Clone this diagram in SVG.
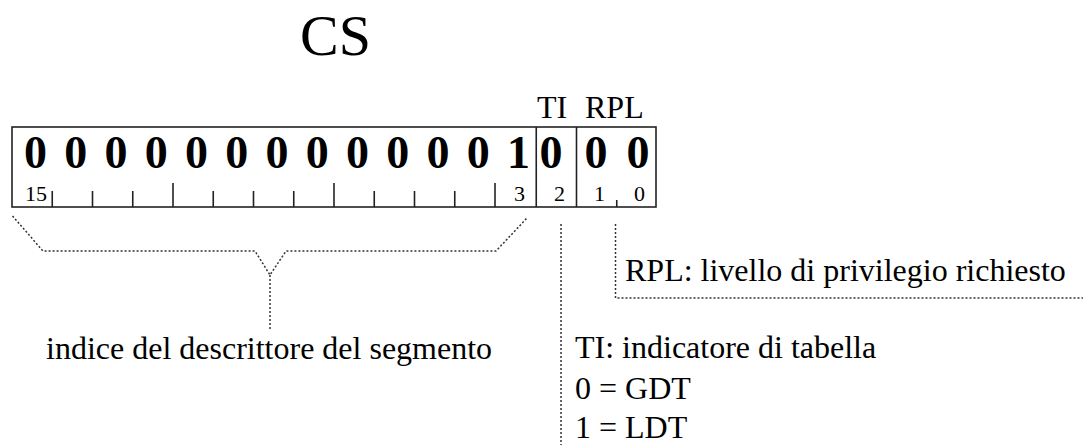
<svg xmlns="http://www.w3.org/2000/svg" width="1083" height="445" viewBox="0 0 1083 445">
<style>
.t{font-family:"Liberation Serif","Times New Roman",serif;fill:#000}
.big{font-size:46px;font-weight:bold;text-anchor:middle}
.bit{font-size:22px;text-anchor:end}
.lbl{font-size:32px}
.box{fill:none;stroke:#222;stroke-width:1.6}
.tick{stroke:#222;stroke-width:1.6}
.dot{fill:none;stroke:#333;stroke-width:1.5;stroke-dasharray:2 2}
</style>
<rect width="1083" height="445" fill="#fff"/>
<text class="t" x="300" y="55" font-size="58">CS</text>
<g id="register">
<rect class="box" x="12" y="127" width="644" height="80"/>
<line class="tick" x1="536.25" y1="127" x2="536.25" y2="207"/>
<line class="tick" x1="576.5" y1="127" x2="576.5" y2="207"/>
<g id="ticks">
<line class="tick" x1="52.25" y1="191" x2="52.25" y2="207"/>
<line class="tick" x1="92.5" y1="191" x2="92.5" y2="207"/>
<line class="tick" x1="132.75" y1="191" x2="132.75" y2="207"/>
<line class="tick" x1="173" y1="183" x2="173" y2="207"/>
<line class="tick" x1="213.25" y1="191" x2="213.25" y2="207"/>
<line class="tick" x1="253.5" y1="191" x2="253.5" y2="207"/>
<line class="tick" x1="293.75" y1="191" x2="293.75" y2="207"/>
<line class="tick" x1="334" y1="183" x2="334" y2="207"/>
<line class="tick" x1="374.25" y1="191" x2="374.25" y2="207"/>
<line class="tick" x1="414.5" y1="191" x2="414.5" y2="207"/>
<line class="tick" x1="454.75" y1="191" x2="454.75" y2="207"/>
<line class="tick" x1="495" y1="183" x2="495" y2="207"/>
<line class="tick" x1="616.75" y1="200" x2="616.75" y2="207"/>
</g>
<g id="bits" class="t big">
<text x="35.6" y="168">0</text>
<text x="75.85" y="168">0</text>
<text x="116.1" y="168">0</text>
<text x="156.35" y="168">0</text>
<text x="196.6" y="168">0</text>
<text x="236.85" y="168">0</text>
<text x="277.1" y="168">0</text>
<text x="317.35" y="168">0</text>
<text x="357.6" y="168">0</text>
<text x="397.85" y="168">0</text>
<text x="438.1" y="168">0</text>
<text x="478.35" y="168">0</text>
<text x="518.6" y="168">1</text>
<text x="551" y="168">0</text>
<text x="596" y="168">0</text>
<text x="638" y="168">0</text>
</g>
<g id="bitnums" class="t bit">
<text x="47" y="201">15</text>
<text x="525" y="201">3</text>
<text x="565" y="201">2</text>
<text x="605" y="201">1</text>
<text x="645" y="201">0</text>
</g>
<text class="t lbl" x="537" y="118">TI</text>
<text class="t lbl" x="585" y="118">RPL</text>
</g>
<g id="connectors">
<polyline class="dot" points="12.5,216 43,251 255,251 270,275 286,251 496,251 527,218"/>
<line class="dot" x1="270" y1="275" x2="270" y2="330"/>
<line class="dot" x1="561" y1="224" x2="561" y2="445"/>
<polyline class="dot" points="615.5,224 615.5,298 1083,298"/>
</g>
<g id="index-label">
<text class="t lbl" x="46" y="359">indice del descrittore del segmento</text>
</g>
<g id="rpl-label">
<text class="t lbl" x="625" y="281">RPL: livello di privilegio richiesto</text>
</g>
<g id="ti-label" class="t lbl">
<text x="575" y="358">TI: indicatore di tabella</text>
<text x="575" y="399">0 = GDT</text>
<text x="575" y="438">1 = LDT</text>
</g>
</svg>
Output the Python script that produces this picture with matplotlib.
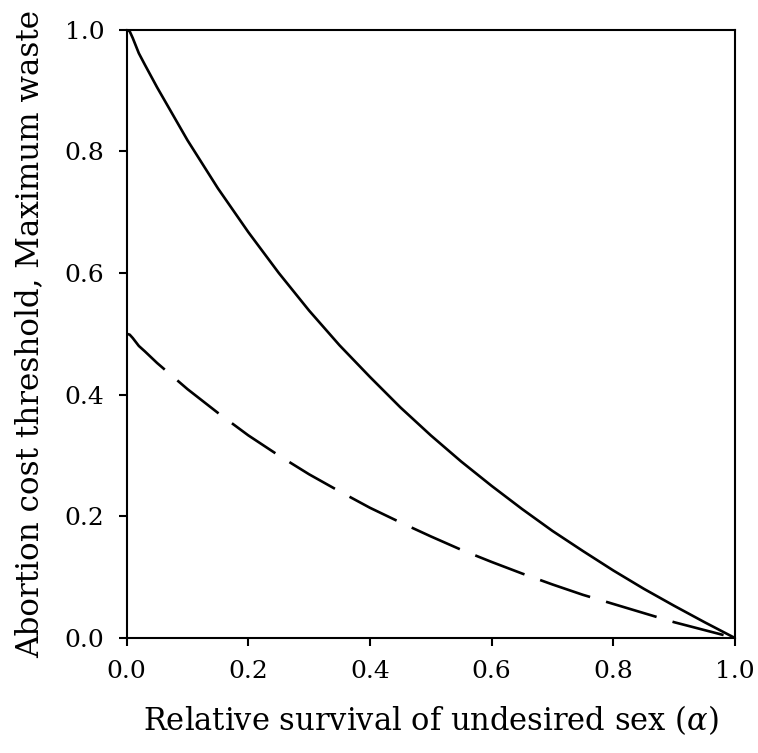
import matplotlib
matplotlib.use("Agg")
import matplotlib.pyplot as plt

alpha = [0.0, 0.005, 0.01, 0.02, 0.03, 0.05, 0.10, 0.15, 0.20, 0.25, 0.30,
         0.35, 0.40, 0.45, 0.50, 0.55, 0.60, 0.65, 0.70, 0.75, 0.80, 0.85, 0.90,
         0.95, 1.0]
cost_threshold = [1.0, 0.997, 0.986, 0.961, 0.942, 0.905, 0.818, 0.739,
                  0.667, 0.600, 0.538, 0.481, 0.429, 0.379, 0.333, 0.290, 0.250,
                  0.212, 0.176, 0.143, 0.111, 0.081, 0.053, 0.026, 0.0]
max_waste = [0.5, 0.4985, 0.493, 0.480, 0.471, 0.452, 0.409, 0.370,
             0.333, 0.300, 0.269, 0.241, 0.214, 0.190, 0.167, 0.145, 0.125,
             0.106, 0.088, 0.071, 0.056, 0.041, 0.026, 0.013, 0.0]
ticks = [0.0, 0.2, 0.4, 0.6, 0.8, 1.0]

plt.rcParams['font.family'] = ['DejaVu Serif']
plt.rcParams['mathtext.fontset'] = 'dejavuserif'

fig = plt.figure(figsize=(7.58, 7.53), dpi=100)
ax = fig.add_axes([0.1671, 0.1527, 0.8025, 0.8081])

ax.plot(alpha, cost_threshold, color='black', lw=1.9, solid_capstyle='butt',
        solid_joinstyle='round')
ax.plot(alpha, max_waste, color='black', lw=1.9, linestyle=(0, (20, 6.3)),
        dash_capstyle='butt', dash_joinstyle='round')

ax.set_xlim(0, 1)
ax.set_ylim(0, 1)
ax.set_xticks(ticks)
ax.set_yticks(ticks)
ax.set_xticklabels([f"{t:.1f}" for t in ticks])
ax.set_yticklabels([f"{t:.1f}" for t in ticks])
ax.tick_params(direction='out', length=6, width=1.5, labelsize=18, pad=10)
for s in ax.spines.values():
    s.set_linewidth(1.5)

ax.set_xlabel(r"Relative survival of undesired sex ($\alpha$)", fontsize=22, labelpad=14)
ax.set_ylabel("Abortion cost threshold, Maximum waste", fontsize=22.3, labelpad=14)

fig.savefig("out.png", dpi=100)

--------------------------------

--- CHALLENGE ---
Give every record back exactly as it reads, with no images.

--- SOLUTION TO THE PROBLEM ---
Clone this diagram in SVG.
<svg xmlns="http://www.w3.org/2000/svg" width="1083" height="445" viewBox="0 0 1083 445">
<style>
.t{font-family:"Liberation Serif","Times New Roman",serif;fill:#000}
.big{font-size:46px;font-weight:bold;text-anchor:middle}
.bit{font-size:22px;text-anchor:end}
.lbl{font-size:32px}
.box{fill:none;stroke:#222;stroke-width:1.6}
.tick{stroke:#222;stroke-width:1.6}
.dot{fill:none;stroke:#333;stroke-width:1.5;stroke-dasharray:2 2}
</style>
<rect width="1083" height="445" fill="#fff"/>
<text class="t" x="300" y="55" font-size="58">CS</text>
<g id="register">
<rect class="box" x="12" y="127" width="644" height="80"/>
<line class="tick" x1="536.25" y1="127" x2="536.25" y2="207"/>
<line class="tick" x1="576.5" y1="127" x2="576.5" y2="207"/>
<g id="ticks">
<line class="tick" x1="52.25" y1="191" x2="52.25" y2="207"/>
<line class="tick" x1="92.5" y1="191" x2="92.5" y2="207"/>
<line class="tick" x1="132.75" y1="191" x2="132.75" y2="207"/>
<line class="tick" x1="173" y1="183" x2="173" y2="207"/>
<line class="tick" x1="213.25" y1="191" x2="213.25" y2="207"/>
<line class="tick" x1="253.5" y1="191" x2="253.5" y2="207"/>
<line class="tick" x1="293.75" y1="191" x2="293.75" y2="207"/>
<line class="tick" x1="334" y1="183" x2="334" y2="207"/>
<line class="tick" x1="374.25" y1="191" x2="374.25" y2="207"/>
<line class="tick" x1="414.5" y1="191" x2="414.5" y2="207"/>
<line class="tick" x1="454.75" y1="191" x2="454.75" y2="207"/>
<line class="tick" x1="495" y1="183" x2="495" y2="207"/>
<line class="tick" x1="616.75" y1="200" x2="616.75" y2="207"/>
</g>
<g id="bits" class="t big">
<text x="35.6" y="168">0</text>
<text x="75.85" y="168">0</text>
<text x="116.1" y="168">0</text>
<text x="156.35" y="168">0</text>
<text x="196.6" y="168">0</text>
<text x="236.85" y="168">0</text>
<text x="277.1" y="168">0</text>
<text x="317.35" y="168">0</text>
<text x="357.6" y="168">0</text>
<text x="397.85" y="168">0</text>
<text x="438.1" y="168">0</text>
<text x="478.35" y="168">0</text>
<text x="518.6" y="168">1</text>
<text x="551" y="168">0</text>
<text x="596" y="168">0</text>
<text x="638" y="168">0</text>
</g>
<g id="bitnums" class="t bit">
<text x="47" y="201">15</text>
<text x="525" y="201">3</text>
<text x="565" y="201">2</text>
<text x="605" y="201">1</text>
<text x="645" y="201">0</text>
</g>
<text class="t lbl" x="537" y="118">TI</text>
<text class="t lbl" x="585" y="118">RPL</text>
</g>
<g id="connectors">
<polyline class="dot" points="12.5,216 43,251 255,251 270,275 286,251 496,251 527,218"/>
<line class="dot" x1="270" y1="275" x2="270" y2="330"/>
<line class="dot" x1="561" y1="224" x2="561" y2="445"/>
<polyline class="dot" points="615.5,224 615.5,298 1083,298"/>
</g>
<g id="index-label">
<text class="t lbl" x="46" y="359">indice del descrittore del segmento</text>
</g>
<g id="rpl-label">
<text class="t lbl" x="625" y="281">RPL: livello di privilegio richiesto</text>
</g>
<g id="ti-label" class="t lbl">
<text x="575" y="358">TI: indicatore di tabella</text>
<text x="575" y="399">0 = GDT</text>
<text x="575" y="438">1 = LDT</text>
</g>
</svg>
Output the Python script that produces this picture with matplotlib.
import matplotlib
matplotlib.use("Agg")
import matplotlib.pyplot as plt

alpha = [0.0, 0.005, 0.01, 0.02, 0.03, 0.05, 0.10, 0.15, 0.20, 0.25, 0.30,
         0.35, 0.40, 0.45, 0.50, 0.55, 0.60, 0.65, 0.70, 0.75, 0.80, 0.85, 0.90,
         0.95, 1.0]
cost_threshold = [1.0, 0.997, 0.986, 0.961, 0.942, 0.905, 0.818, 0.739,
                  0.667, 0.600, 0.538, 0.481, 0.429, 0.379, 0.333, 0.290, 0.250,
                  0.212, 0.176, 0.143, 0.111, 0.081, 0.053, 0.026, 0.0]
max_waste = [0.5, 0.4985, 0.493, 0.480, 0.471, 0.452, 0.409, 0.370,
             0.333, 0.300, 0.269, 0.241, 0.214, 0.190, 0.167, 0.145, 0.125,
             0.106, 0.088, 0.071, 0.056, 0.041, 0.026, 0.013, 0.0]
ticks = [0.0, 0.2, 0.4, 0.6, 0.8, 1.0]

plt.rcParams['font.family'] = ['DejaVu Serif']
plt.rcParams['mathtext.fontset'] = 'dejavuserif'

fig = plt.figure(figsize=(7.58, 7.53), dpi=100)
ax = fig.add_axes([0.1671, 0.1527, 0.8025, 0.8081])

ax.plot(alpha, cost_threshold, color='black', lw=1.9, solid_capstyle='butt',
        solid_joinstyle='round')
ax.plot(alpha, max_waste, color='black', lw=1.9, linestyle=(0, (20, 6.3)),
        dash_capstyle='butt', dash_joinstyle='round')

ax.set_xlim(0, 1)
ax.set_ylim(0, 1)
ax.set_xticks(ticks)
ax.set_yticks(ticks)
ax.set_xticklabels([f"{t:.1f}" for t in ticks])
ax.set_yticklabels([f"{t:.1f}" for t in ticks])
ax.tick_params(direction='out', length=6, width=1.5, labelsize=18, pad=10)
for s in ax.spines.values():
    s.set_linewidth(1.5)

ax.set_xlabel(r"Relative survival of undesired sex ($\alpha$)", fontsize=22, labelpad=14)
ax.set_ylabel("Abortion cost threshold, Maximum waste", fontsize=22.3, labelpad=14)

fig.savefig("out.png", dpi=100)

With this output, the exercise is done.